The Tigers have in Watson a player of immense popularity, whose talent is accompanied by the full menu of preferred personality traits.
The guy is adored by coaches past and present.
“It was a once-in-a-lifetime opportunity to coach someone like that. A better kid than a player,” said Bruce Miller, Gainesville High’s head football coach.
At Clemson, Swinney will take inventory of his guy’s qualities and rank at the top one that has nothing to do with arm strength or agility. “His poise, that might be his greatest attribute,” Swinney said. “The poise that he has in all situations. He just gets it. He has a great understanding for the platform he has. He embraces it and has fun with it. He does not get overwhelmed at all.”
And never question the affection of his teammates.
“I tell him I love him a lot during a game; I’ll give him 15 I-love-yous during a game,” center Jay Guillermo said.

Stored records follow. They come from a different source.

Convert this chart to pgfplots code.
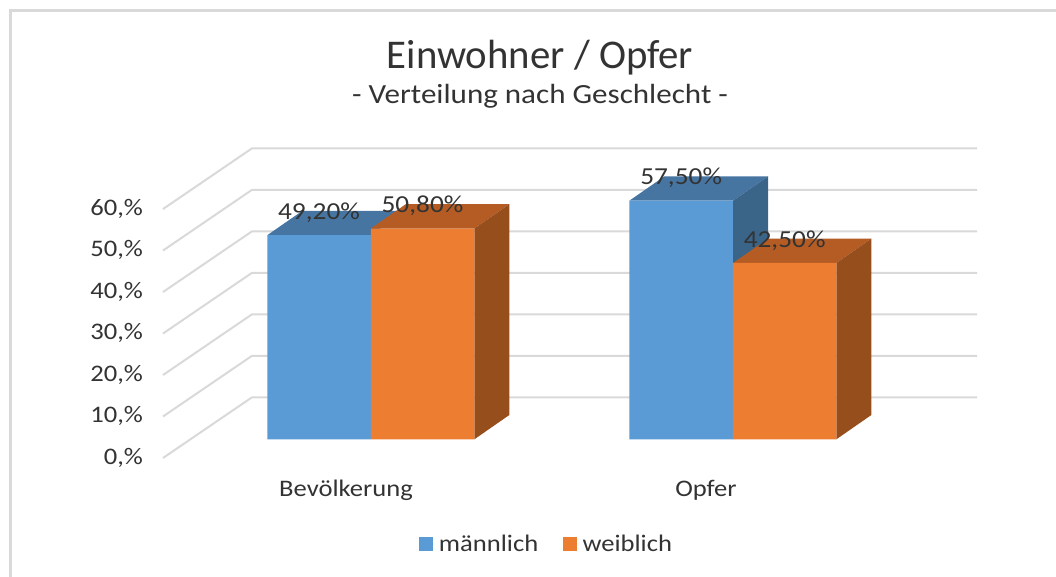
\documentclass[border=0pt]{standalone}
\usepackage{fontspec}
\setmainfont{Carlito}[FakeStretch=1.12]
\newfontfamily\titlefont{Carlito}
\usepackage{pgfplots}
\pgfplotsset{compat=1.18}
\definecolor{mblue}{HTML}{5B9BD5}
\definecolor{mbluetop}{HTML}{4775A2}
\definecolor{mblueside}{HTML}{3A6488}
\definecolor{worange}{HTML}{ED7D31}
\definecolor{worangetop}{HTML}{B45C23}
\definecolor{worangeside}{HTML}{964E1D}
\definecolor{gridgray}{HTML}{D9D9D9}
\definecolor{textgray}{HTML}{333333}
\pgfplotsset{
  % the legend image inherits the 14pt floor shift of the bars, so it is drawn lower
  squarelegend/.style={legend image code/.code={\fill[#1] (0pt,-19.25pt) rectangle (10.5pt,-8.75pt);}},
}

\begin{document}
\begin{tikzpicture}
  % page = 1056x576 px at 0.75pt per px, axis origin at px (163,458)
  \path[use as bounding box] (-122.25pt,-88.5pt) rectangle (669.75pt,343.5pt);
  \draw[gridgray,line width=2.2pt] (-114.4pt,-95pt) |- (680pt,335.6pt);

  \begin{axis}[
    scale only axis,
    width=610.5pt, height=233pt,
    xmin=163, xmax=977,
    ymin=0, ymax=74.87,
    clip=false,
    axis line style={draw=none},
    major tick length=0pt,
    font=\fontsize{17.8pt}{20pt}\selectfont\color{textgray},
    ytick={0,10,20,30,40,50,60},
    yticklabels={{0,\%},{10,\%},{20,\%},{30,\%},{40,\%},{50,\%},{60,\%}},
    yticklabel style={yshift=0.2pt,xshift=-11.5pt},
    xtick={346,706},
    xticklabels={Bevölkerung,Opfer},
    xticklabel style={yshift=-13pt},
    title={{\titlefont\fontsize{30.6pt}{34pt}\selectfont Einwohner / Opfer}\\[6.25pt]{\fontsize{20.8pt}{24pt}\selectfont - Verteilung nach Geschlecht -}},
    title style={at={(axis cs:540,90.6)},anchor=center,align=center},
    legend style={at={(axis cs:547,-20.7)},anchor=center,draw=none,fill=none,legend columns=2,
      /tikz/every odd column/.append style={column sep=2.25pt},
      /tikz/every even column/.append style={column sep=16.5pt}},
    floor/.style={yshift=14pt},
    bar width=103.5,
    bar shift=0pt,
  ]
  % side wall and back wall grid lines
  \addplot[gridgray,line width=1.5pt,forget plot] coordinates {(163,0) (252,14.63) (977,14.63)};
  \addplot[gridgray,line width=1.5pt,forget plot] coordinates {(163,10) (252,24.63) (977,24.63)};
  \addplot[gridgray,line width=1.5pt,forget plot] coordinates {(163,20) (252,34.63) (977,34.63)};
  \addplot[gridgray,line width=1.5pt,forget plot] coordinates {(163,30) (252,44.63) (977,44.63)};
  \addplot[gridgray,line width=1.5pt,forget plot] coordinates {(163,40) (252,54.63) (977,54.63)};
  \addplot[gridgray,line width=1.5pt,forget plot] coordinates {(163,50) (252,64.63) (977,64.63)};
  \addplot[gridgray,line width=1.5pt,forget plot] coordinates {(163,60) (252,74.63) (977,74.63)};

  % maennlich: top and side faces, then the front
  \addplot[floor,fill=mbluetop,draw=none,forget plot] coordinates {(267.3,49.2) (370.7,49.2) (405.7,55.06) (302.3,55.06)} -- cycle;
  \addplot[floor,fill=mbluetop,draw=none,forget plot] coordinates {(629.3,57.5) (733,57.5) (768,63.36) (664.3,63.36)} -- cycle;
  \addplot[floor,fill=mblueside,draw=none,forget plot] coordinates {(733,0) (768,5.86) (768,63.36) (733,57.5)} -- cycle;
  \addplot[ybar,floor,fill=mblue,draw=none,squarelegend=mblue] coordinates {(319,49.2) (681.15,57.5)};
  \addlegendentry{männlich}

  % weiblich
  \addplot[floor,fill=worangetop,draw=none,forget plot] coordinates {(370.7,50.8) (474.3,50.8) (509.3,56.66) (405.7,56.66)} -- cycle;
  \addplot[floor,fill=worangetop,draw=none,forget plot] coordinates {(733,42.5) (836.3,42.5) (871.3,48.36) (768,48.36)} -- cycle;
  \addplot[floor,fill=worangeside,draw=none,forget plot] coordinates {(474.3,0) (509.3,5.86) (509.3,56.66) (474.3,50.8)} -- cycle;
  \addplot[floor,fill=worangeside,draw=none,forget plot] coordinates {(836.3,0) (871.3,5.86) (871.3,48.36) (836.3,42.5)} -- cycle;
  \addplot[ybar,floor,fill=worange,draw=none,squarelegend=worange] coordinates {(422.5,50.8) (784.65,42.5)};
  \addlegendentry{weiblich}

  % data labels
  \addplot[draw=none,no marks,forget plot,
    nodes near coords={\pgfmathprintnumber[fixed,fixed zerofill,precision=2,use comma,assume math mode=true]{\pgfplotspointmeta}\%},
    every node near coord/.append style={anchor=center,yshift=31pt,inner sep=0pt,text=textgray,font=\fontsize{18.3pt}{20pt}\selectfont},
  ] coordinates {(319,49.2) (422.5,50.8) (681.15,57.5) (784.65,42.5)};
  \end{axis}
\end{tikzpicture}
\end{document}
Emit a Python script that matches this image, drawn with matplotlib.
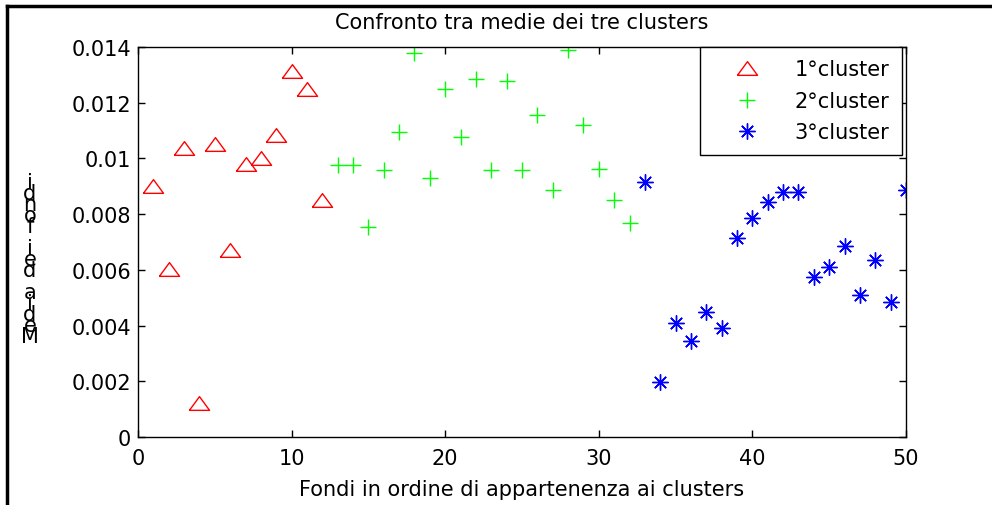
import matplotlib
matplotlib.use("Agg")
import matplotlib.pyplot as plt
import numpy as np

plt.rcParams['font.family'] = ['DejaVu Sans']

# ---- data ----
x1 = list(range(1, 13))
y1 = [0.00901, 0.00603, 0.01037, 0.00122, 0.01052, 0.00671, 0.00980, 0.01002,
      0.01084, 0.01314, 0.01249, 0.00851]
x2 = list(range(13, 33))
y2 = [0.00976, 0.00976, 0.00754, 0.00957, 0.01095, 0.01378, 0.00930, 0.01250,
      0.01077, 0.01285, 0.00957, 0.01278, 0.00957, 0.01157, 0.00885, 0.01391,
      0.01120, 0.00962, 0.00849, 0.00768]
x3 = list(range(33, 51))
y3 = [0.00917, 0.00196, 0.00409, 0.00345, 0.00447, 0.00391, 0.00714, 0.00786,
      0.00844, 0.00880, 0.00880, 0.00573, 0.00610, 0.00686, 0.00510, 0.00636,
      0.00483, 0.00887]
labels = ['1°cluster', '2°cluster', '3°cluster']
xticks = [0, 10, 20, 30, 40, 50]
yticks = [0, 0.002, 0.004, 0.006, 0.008, 0.01, 0.012, 0.014]
ytick_labels = ['0', '0.002', '0.004', '0.006', '0.008', '0.01', '0.012', '0.014']
title = 'Confronto tra medie dei tre clusters'
xlabel = 'Fondi in ordine di appartenenza ai clusters'
ylabel = 'Media dei fondi'

W, H = 992, 506
fig = plt.figure(figsize=(W / 100, H / 100), dpi=100)
ax = fig.add_axes([138 / W, 1 - 438 / H, (906 - 138) / W, (438 - 48) / H])

fs = 15
tri = [(-1, -0.68), (1, -0.68), (0, 0.68), (-1, -0.68)]
ax.plot(x1, y1, linestyle='none', marker=tri, markersize=14.5, markerfacecolor='none',
        markeredgecolor=(1, 0, 0), markeredgewidth=1.0, label=labels[0])
ax.plot(x2, y2, linestyle='none', marker='+', markersize=11,
        markeredgecolor=(0, 1, 0), markeredgewidth=1.0, label=labels[1])
ax.plot(x3, y3, linestyle='none', marker=(8, 2, 0), markersize=11.5,
        markeredgecolor=(0, 0, 1), markeredgewidth=1.0, label=labels[2])

ax.set_xlim(0, 50)
ax.set_ylim(0, 0.014)
ax.set_xticks(xticks)
ax.set_xticklabels([str(t) for t in xticks])
ax.set_yticks(yticks)
ax.set_yticklabels(ytick_labels)
ax.tick_params(direction='in', length=5, width=1, top=True, right=True,
               labelsize=fs)
ax.tick_params(axis='x', pad=8)
ax.tick_params(axis='y', pad=5)
for s in ax.spines.values():
    s.set_linewidth(1.0)

ax.set_title(title, fontsize=fs, pad=14)
ax.set_xlabel(xlabel, fontsize=fs, labelpad=8)

# stacked y label (characters upright, bottom to top)
for k, ch in enumerate(ylabel):
    yc = 337 - 11 * k
    fig.text(30 / W, 1 - yc / H, ch, fontsize=fs, ha='center', va='center')

leg = ax.legend(loc='upper right', bbox_to_anchor=(902 / W, 1 - 48 / H),
                bbox_transform=fig.transFigure, borderaxespad=0, fontsize=fs,
                fancybox=False, framealpha=1, edgecolor='black',
                handlelength=3.3, handletextpad=0.65, labelspacing=0.55,
                borderpad=0.6)
leg.get_frame().set_linewidth(1.0)

# outer border lines (top and left)
fig.add_artist(plt.Line2D([7 / W, 1], [1 - 7 / H, 1 - 7 / H], color='black', lw=2.5,
                          transform=fig.transFigure))
fig.add_artist(plt.Line2D([7 / W, 7 / W], [0, 1 - 7 / H], color='black', lw=2.5,
                          transform=fig.transFigure))

fig.savefig('out.png', dpi=100)
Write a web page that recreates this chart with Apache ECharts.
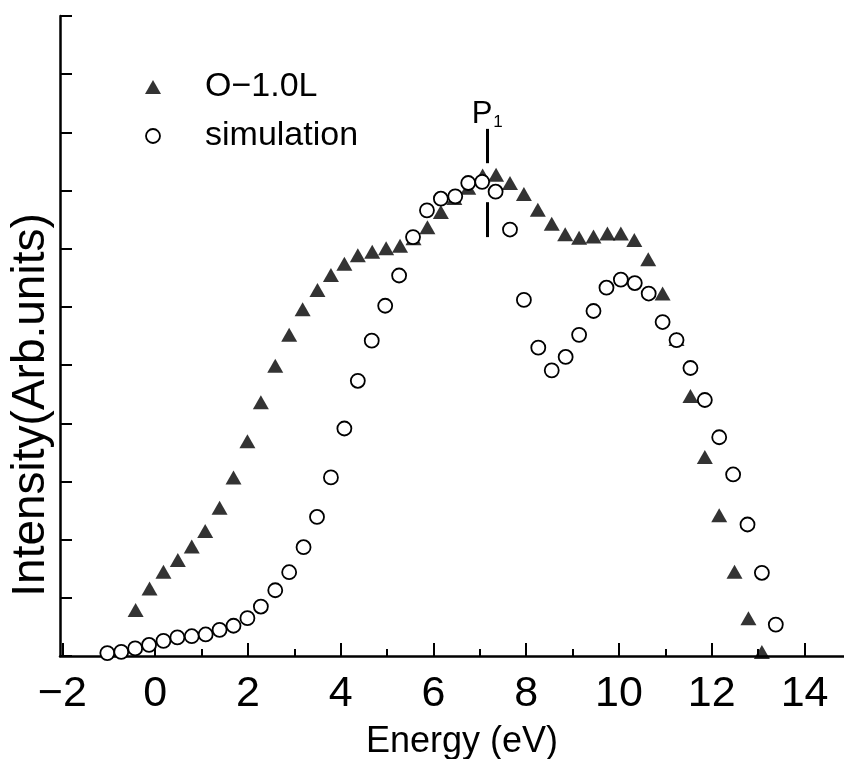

Watson grew up hard in Gainesville, his mother eventually moving the family into a Habitat for Humanity home (with former Falcon Warrick Dunn supplying some of the furniture). The size of his life never determined the size of his dreams. When in high school, Watson committed his goals to paper, and those included winning a national championship and a Heisman. And here he is so temptingly close to so much of that.
“I knew I had the mindset, and I wasn’t going to allow myself to fall short of those goals,” Watson said last week. “I always put high expectations on myself and try to make sure I try to achieve those goals.”
The new year will begin with the ROMEOs gathering at the Longstreet, talking Clemson football, breaking down the Oklahoma game.
Discussion concerning Georgia’s Jan. 2 Taxslayer Bowl date with Penn State likely will be subdued. They certainly won’t be spending much time on the quarterback the Bulldogs favored over Watson. Ramsey may make his greatest impact as a punter.
There’s a footnote even to that aspect. Back when he was still coming up through the Gainesville High feeder program, Watson was told he might have to quick-kick on occasion. Miller took him aside and gave him a two-minute tutorial on punting. The middle-school Watson then kicked it 40 yards his first time. He went on to do all the punting for Gainesville.
Yeah, laments Gainesville’s Georgia base, the Bulldogs might have missed out on a very good emergency kicker, too.